A testemunha Celso Mauro Ribeiro Del Picchia, arrolada pela defesa, e pessoa de reconhecida reputação na área de perícias documentais, contra a qual a acusação não apresentou nenhuma imputação de parcialidade, declarou: “O depoente, nesta oportunidade, ratifica integralmente o teor do parecer que elaborou, cuja cópia encontra-se a fls.5.951/6.021, assim como as folhas seguintes que o integram, parecer este que se encerra a fls.6.080. Inclusive, seu parecer técnico foi analisado por vários peritos e nenhum deles o contrariou. Em síntese, o objetivo era saber se os 04 contratos foram efetivamente elaborados nas datas previstas nos mesmos ou se foram feitos em datas posteriores. E a conclusão foi de que haviam sido elaborados nas datas previstas nos mesmos. Portanto, não se tratava de documentos forjados ou fabricados…; O depoente confirma que quando foi procurado pelo SR. LUIZ ESTEVÃO para realizar o parecer técnico, condicionou a aceitação do trabalho à verificação oficiosa e prévia da autenticidade dos contratos…; O depoente esclarece que sempre toma estas cautelas antes de aceitar um trabalho, e no caso presente essa cautela foi mais redobrada em razão da repercussão do caso. No trabalho técnico que realizou concluiu, sem nenhuma dúvida, que não houve nenhum anacronismo nos contratos. Anacronismo, na linguagem técnica, significa algum elemento que atentasse contra a veracidade das datas afixadas no contrato…; Também foram analisados aspectos materiais, como a oxidação ou sinais de ferrugem nos papéis, em decorrência do decurso do tempo. No caso que analisou verificou que havia as marcas, impossíveis de se imitar, de oxidação em ‘degradée’ principalmente nos alvéolos nas perfurações da encadernação. Se o envelhecimento dos papéis fosse artificial isso seria facilmente detectável….; Pelo que o depoente viu, os elementos analisados demonstram que os contratos não poderiam ser gerados no ‘laptop’ que a Polícia Federal apreendeu. Entre um dos elementos é o fato de que o modelo da impressora em cujo ‘drive’ do ‘laptop’ está instalada não poderia gerar os textos de alguns dos contratos” (fls.8334/8337).

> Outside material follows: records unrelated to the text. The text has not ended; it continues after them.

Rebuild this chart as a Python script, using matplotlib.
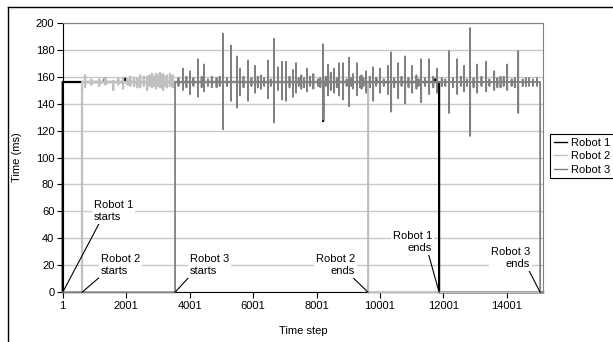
import matplotlib.pyplot as plt
from matplotlib.lines import Line2D

# Excel-like font
plt.rcParams['font.family'] = ['Liberation Sans', 'DejaVu Sans']
plt.rcParams['font.size'] = 8

x_max = 15140
x_ticks = [1, 2001, 4001, 6001, 8001, 10001, 12001, 14001]
y_ticks = list(range(0, 201, 20))

labels = ['Robot 1', 'Robot 2', 'Robot 3']
colors = ['#000000', '#c0c0c0', '#808080']

starts = [1, 610, 3542]
ends = [11865, 9627, 15050]
baselines = [156, 156, 156]

# spikes: step, top value, bottom value
r1_steps = [1330, 1965, 2754, 8208, 9880, 11739]
r1_hi = [158.5, 158.5, 159, 156, 158.5, 158]
r1_lo = [156, 156, 156, 127, 155, 156]

r2_steps = [704, 900, 1150, 1350, 1590, 1750, 1902, 2050, 2130, 2250, 2350, 2441, 2560,
            2660, 2740, 2817, 2880, 2943, 3010, 3069, 3120, 3165, 3230, 3290, 3385, 3470]
r2_hi = [161, 158, 158, 159, 157, 159, 159, 158, 160, 159, 159, 161, 160,
         160, 161, 162, 160, 162, 161, 163, 161, 162, 160, 161, 162, 161]
r2_lo = [152, 154, 153, 154, 150, 154, 151, 154, 153, 153, 152, 152, 153,
         150, 153, 152, 153, 151, 153, 152, 152, 150, 153, 152, 153, 152]

r3_steps = [3793, 4014, 4266, 4455, 4700, 5054, 5306, 5496, 5590, 5843, 6063, 6250, 6473,
            6663, 6789, 6915, 7041, 7262, 7356, 7520, 7703, 7900, 8208, 8365, 8450, 8555,
            8712, 8839, 9028, 9150, 9280, 9420, 9564, 9785, 10005, 10257, 10352, 10573,
            10794, 11014, 11150, 11298, 11550, 11802, 12180, 12433, 12653, 12842, 13064,
            13347, 13600, 13800, 14010, 14357, 14700]
r3_hi = [166, 164, 173, 169, 160, 192, 183, 175, 166, 172, 168, 161, 172,
         188, 167, 171, 171, 165, 170, 161, 166, 162, 184, 169, 163, 166,
         170, 170, 174, 162, 170, 161, 164, 167, 166, 168, 178, 170,
         175, 168, 161, 173, 173, 166, 179, 173, 168, 196, 169,
         171, 164, 160, 169, 179, 159]
r3_lo = [150, 147, 145, 149, 152, 121, 142, 137, 146, 142, 148, 151, 144,
         126, 150, 143, 142, 145, 148, 151, 149, 151, 128, 146, 150, 148,
         146, 143, 138, 151, 146, 151, 148, 142, 148, 147, 134, 144,
         140, 148, 151, 141, 147, 148, 133, 147, 149, 116, 148,
         149, 150, 152, 150, 133, 153]

# small ripple of robot 3 around its baseline
r3_small_steps = [3650, 3900, 4120, 4380, 4580, 4850, 4950, 5180, 5700, 5950, 6150, 6350,
                  6560, 7150, 7440, 7610, 7800, 8050, 8120, 8290, 8640, 8950, 9100, 9370,
                  9480, 9680, 9880, 10120, 10450, 10680, 10900, 11220, 11420, 11680, 11950,
                  12060, 12300, 12550, 12740, 12950, 13200, 13450, 13700, 13900, 14150,
                  14250, 14500, 14600, 14820, 14950]
r3_small_hi = [159, 160, 159, 160, 158, 159, 160, 159, 160, 159, 160, 159,
               158, 160, 159, 159, 160, 158, 159, 160, 159, 158, 159, 160,
               159, 160, 159, 158, 159, 160, 159, 158, 159, 160, 159,
               158, 159, 160, 158, 159, 160, 158, 159, 160, 158,
               159, 158, 159, 158, 159]
r3_small_lo = [153, 152, 153, 152, 153, 152, 153, 153, 152, 153, 152, 153,
               153, 152, 153, 152, 153, 153, 152, 153, 152, 153, 153, 152,
               153, 152, 153, 153, 152, 153, 152, 153, 153, 152, 153,
               153, 152, 153, 153, 152, 153, 153, 152, 153, 153,
               152, 153, 153, 153, 153]

spike_steps = [r1_steps, r2_steps, r3_steps + r3_small_steps]
spike_hi = [r1_hi, r2_hi, r3_hi + r3_small_hi]
spike_lo = [r1_lo, r2_lo, r3_lo + r3_small_lo]


def build(start, end, base, steps, hi, lo):
    xs = [1, start, start]
    ys = [0, 0, base]
    for s, h, l in sorted(zip(steps, hi, lo)):
        xs += [s - 1, s, s + 1, s + 2]
        ys += [base, h, l, base]
    xs += [end, end, x_max]
    ys += [base, 0, 0]
    return xs, ys


fig = plt.figure(figsize=(6.13, 3.42), dpi=100)
ax = fig.add_axes([62.7 / 613, 1 - 292.3 / 342, (543 - 62.7) / 613, (292.3 - 22.7) / 342])

widths = [1.6, 1.6, 1.3]
for i in range(3):
    xs, ys = build(starts[i], ends[i], baselines[i], spike_steps[i], spike_hi[i], spike_lo[i])
    ax.plot(xs, ys, color=colors[i], lw=widths[i], label=labels[i], zorder=3, clip_on=False)

ax.set_xlim(1, x_max)
ax.set_ylim(0, 200)
ax.set_xticks(x_ticks)
ax.set_yticks(y_ticks)
ax.tick_params(direction='out', length=4, width=0.8, pad=2, labelsize=8)
ax.grid(axis='y', color='#c8c8c8', lw=1, zorder=0)
ax.set_axisbelow(True)
for side in ['top', 'right']:
    ax.spines[side].set_color('#808080')
for side in ['left', 'bottom']:
    ax.spines[side].set_color('black')

ax.set_ylabel('Time (ms)')
ax.yaxis.set_label_coords((22 - 62.7) / 480.3, 0.5)
ax.set_xlabel('Time step')
ax.xaxis.set_label_coords(0.5, (292.3 - 326) / 269.6)

# annotations: text, text position, alignment, arrow tip, arrow start on text box
notes = [
    ('Robot 1\nstarts', (988, 60.3), 'left', (starts[0], 0), (0.15, 0)),
    ('Robot 2\nstarts', (1209, 20.3), 'left', (starts[1], 0), (0.0, 0)),
    ('Robot 3\nstarts', (4015, 20.3), 'left', (starts[2], 0), (0.0, 0)),
    ('Robot 2\nends', (9217, 20.3), 'right', (ends[1], 0), (0.9, 0)),
    ('Robot 1\nends', (11645, 37.3), 'right', (ends[0], 0), (0.9, 0)),
    ('Robot 3\nends', (14735, 25.4), 'right', (ends[2], 0), (0.95, 0)),
]
for text, pos, ha, tip, rel in notes:
    ax.annotate(text, xy=tip, xytext=pos, ha=ha, va='center', multialignment=ha,
                fontsize=8, linespacing=1.25, zorder=4,
                bbox=dict(boxstyle='square,pad=0.15', fc='white', ec='none'),
                arrowprops=dict(arrowstyle='-', color='black', lw=0.8,
                                shrinkA=0, shrinkB=0, relpos=rel))

handles = [Line2D([], [], color=c, lw=1.0) for c in colors]
leg = ax.legend(handles, labels, loc='upper left',
                bbox_to_anchor=(550 / 613, 1 - 182 / 342, 0.2, 48 / 342),
                bbox_transform=fig.transFigure, mode='expand', borderaxespad=0,
                fancybox=False, edgecolor='black', framealpha=1,
                handlelength=1.2, handletextpad=0.3, labelspacing=0.3, borderpad=0.35)
leg.get_frame().set_linewidth(0.8)

# outer chart area border (cut by the image edge)
fig.add_artist(Line2D([8 / 613, 1], [1 - 7 / 342, 1 - 7 / 342], color='black', lw=1,
                      transform=fig.transFigure))
fig.add_artist(Line2D([8 / 613, 8 / 613], [0, 1 - 7 / 342], color='black', lw=1,
                      transform=fig.transFigure))

fig.savefig('out.png', dpi=100)
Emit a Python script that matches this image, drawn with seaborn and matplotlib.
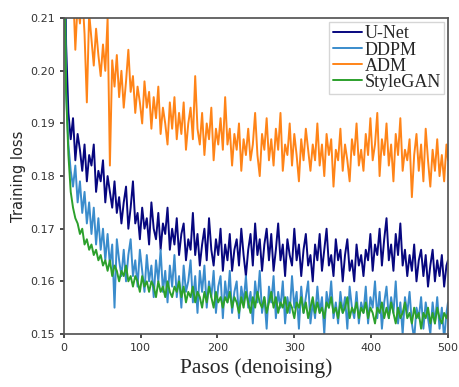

Por sua vez, Antonio Carlos Villanova, arrolado como testemunha de Fábio Monteiro, contra o qual também não se alegou qualquer suspeita de parcialidade, declarou: “realizou, na qualidade de perito, exame documentoscópico sobre contratos e distratos havidos entre o Grupo Ok e a empresa Monteiro de Barros Construções e Incorporações Ltda; que realizou a perícia a pedido do Grupo Monteiro de Barros; que a perícia visava demonstrar se os documentos eram recentes ou se sua idade correspondia à data nos mesmos lançadas; que concluiu o depoente que as datas lançadas nos contratos correspondiam à idade dos mesmos…; que aproximadamente seis meses após a realização da perícia foi chamado no Senado Federal pelo Senador Ramez Tebet para realizar uma nova perícia e apresentar proposta de honorários; que até então não sabia sobre quais documentos iria recair a perícia encomendada pelo senador; que manuseando os documentos percebeu que eram os mesmos sobre os quais já havia se debruçado em outubro de 1999…; que já trabalhou como perito do Senado uma vez e perito da Câmara Federal uma vez; que quando recebe os documentos de qualquer contratante realiza um ensaio preliminar; se esse ensaio revelar que a conclusão da perícia não atenderá aos interesses do contratante, não realiza o trabalho, exceto se o próprio contratante desejar o laudo independentemente de suas conclusões…; que o papel utilizado nos contratos estaria dentro de uma faixa dita moderna, a qual inicia-se por volta de 1970; que as assinaturas apostas nos documentos são compatíveis com as datas neles lançadas, observadas a margem de erro nele já mencionadas…; que a tinta lançada nos documentos possui mais ou menos a mesma idade que os documentos, contada tal idade da data lançada nos contratos” (fls.8794/6).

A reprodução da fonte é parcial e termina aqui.